Steps Toward Reform: Get Past The NIMBY Versus YIMBY War
N and Y stand at a distance of 10 letters in the alphabet. They appear to be at war when they each take their place at the beginning of two of residential real estate's more acrimoniously combative acronyms: NIMBY and YIMBY.
The two terms are each just one letter different. Yet they act as if there's no shared interest at all, only a "back yard" to quarrel over at every turn.
Newsflash: NIMBY vs. YIMBY trench wars, despite outcomes that appear to reflect favor to one party or another in the very near term, are typically a lose-lose.
It falls to residential development and construction leaders to set aside their part in that acrimony and find, not common ground, but rather a non-negotiable that if it will be negotiable it would be valued by the other parties. Otherwise, the consequence of continuing the finger-pointing blame game leads here:
According to the NAHB/Wells Fargo Housing Opportunity Index (HOI), just 42.2% of new and existing homes sold between the beginning of July and end of September were affordable to families earning the U.S. median income of $90,000. This marks the second consecutive record low for housing affordability in more than a decade, trailing the previous mark of 42.8% set in the second quarter.
We know affordability – when it comes to working households' access to homes near where they work – mostly comes down to the ground, its entitlement, and the initial costs and carrying expense of getting title to the dirt.
A friend writes:
Land is the residual value. If you actually can find a way to build cheaper and faster, if you do not have entitlement reform, all that will happen is the value of the land will rise.
Thought experiment. If [a big national builder] cracked the code on off-site building and could save $10 psf and speed up production would they ...
A) sell homes for below what the market will bear?
b) buy the same amount of land as before and have bigger margins? or
C) use the cost advantage to buy more land by out bidding others?
The answer: C.
There are a lot of great things we can and should do in the industry on costs, cycle times, etc. None of it will benefit society unless paired with entitlement reform."
The issue is this, we've seen now for decades how the tug of war between NIMBY and YIMBY works, and guess what, it doesn't. It's a modern social experiment in Einstein's definition of insanity.

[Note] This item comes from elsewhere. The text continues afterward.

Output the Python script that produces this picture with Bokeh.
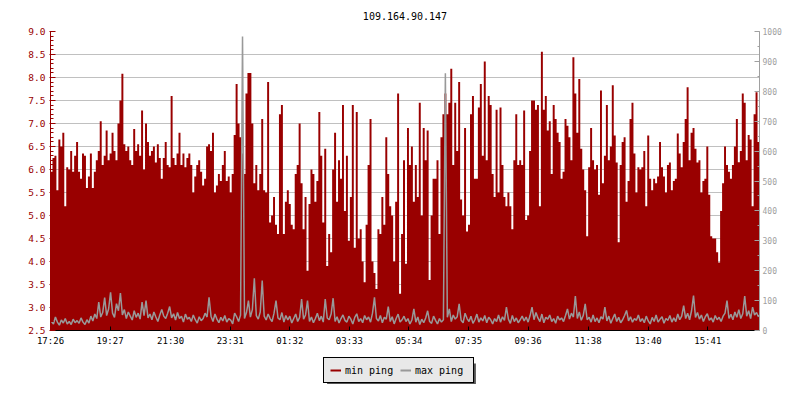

Housing affordability, says NAHB Assistant VP for Survey Research Rose Quint, has fallen ...
yet again – to its lowest point since the Great Recession in the third quarter of 2022."
Solutions to the reality that housing affordability for more working America households is trapped will not come from YIMBYs overcoming NIMBYs.
That's the "good versus evil" stuff of comic books and their characters.
The achievable innovation challenge of the decade ahead would be the equivalent of opponents believing in – and being willing to – locking themselves in a room together and staying there until together they hatch solutions.
Starting with all the non-negotiables on the table can be daunting. You know what they say about the imperative for compromise among fiercely opposing politicos...
It's the hardest way to govern, except all the others."
Compromise is at the heart of real estate deals and value creation even as it's in the soul of the nation's social discourse.
A common mistake is to assume that compromise requires finding the common ground on which all can agree. That undermines more realistic efforts to seek classic compromises, in which each party gains by sacrificing something valuable to the other, and together they serve the common good by improving upon the status quo. - Daedalus
Importantly, housing affordability's standard metric from the NAHB is in its nature, not simply a statistical relationship between incomes and house sale prices. By name and nature, it measures Opportunity itself.
That's where housing's leaders – by ending the comic book perpetual impasses between NIMBY and YIMBY – and finding real ways that the "other" receives real and residual value can re-write the mid- and longer-term story of the future of housing. It's already one of their superpowers.